Dr. Alexander seems unwilling to review the body of evidence that has been presented over the last decade which points to Wahabi/Salafi Islam aggressively building an infrastructure of organizations that represent a threat to national security and to Christianity.
This body of evidence has not escaped the attention of Church elders in Rome. They having already taken steps to make clear that what they term - "Excessive Placidity" - towards Islamic abuse of Christianity will not be tolerated.
ROMA – There is a conspicuous absence among the new cardinals created on October 21 by John Paul II: Archbishop Michael Louis Fitzgerald, president of the Pontifical Council for Interreligious Dialogue.
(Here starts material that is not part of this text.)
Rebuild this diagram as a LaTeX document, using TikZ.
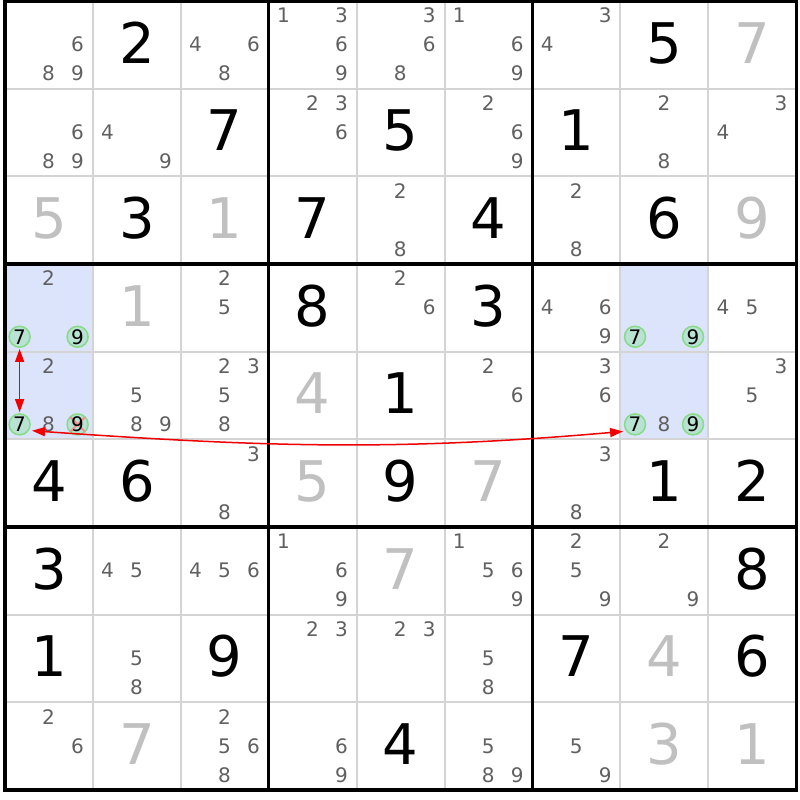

We made Dr. Alexander aware of, the above referred to, historical study:
The Church and Islam. "La Civiltà Cattolica" Breaks the Ceasefire – "Through the prestigious magazine, the Vatican denounces with unusual harshness the oppression of Christians in Muslim countries. A testimony from Egypt."
It appears online, in English at Chiesa and one might think that it would at least serve as food for thought.
This problem is not new, nor are similar resources unavailable to scholars – Dr. Daniel Pipes [member, Board of Directors for the US Institute of Peace] has written 12 books on the Mid-East many of which touch on the nature of radical Islam. As previously mentioned, Steve Emerson's groundbreaking book, American Jihad, should be considered required reading on the subject.
Dr. Alexander's apparent bias places him outside the realm of serious scholarship as well as far outside the current state of Vatican thinking regarding the nature of extreme Islam.
Therefore, we call for an immediate, thorough and unbiased review of the Bernardin Center's Catholic-Muslim Studies Program, and that further "interfaith outreach" to the Muslim community be immediately terminated pending that review.
In this time of serious national peril it is irresponsible to proceed further down the current path, to do so bestows an undeserved mantle of legitimacy upon individuals and groups whose ties to radical Islam are disturbing and makes a mockery of the sprit with which such programs should be imbued.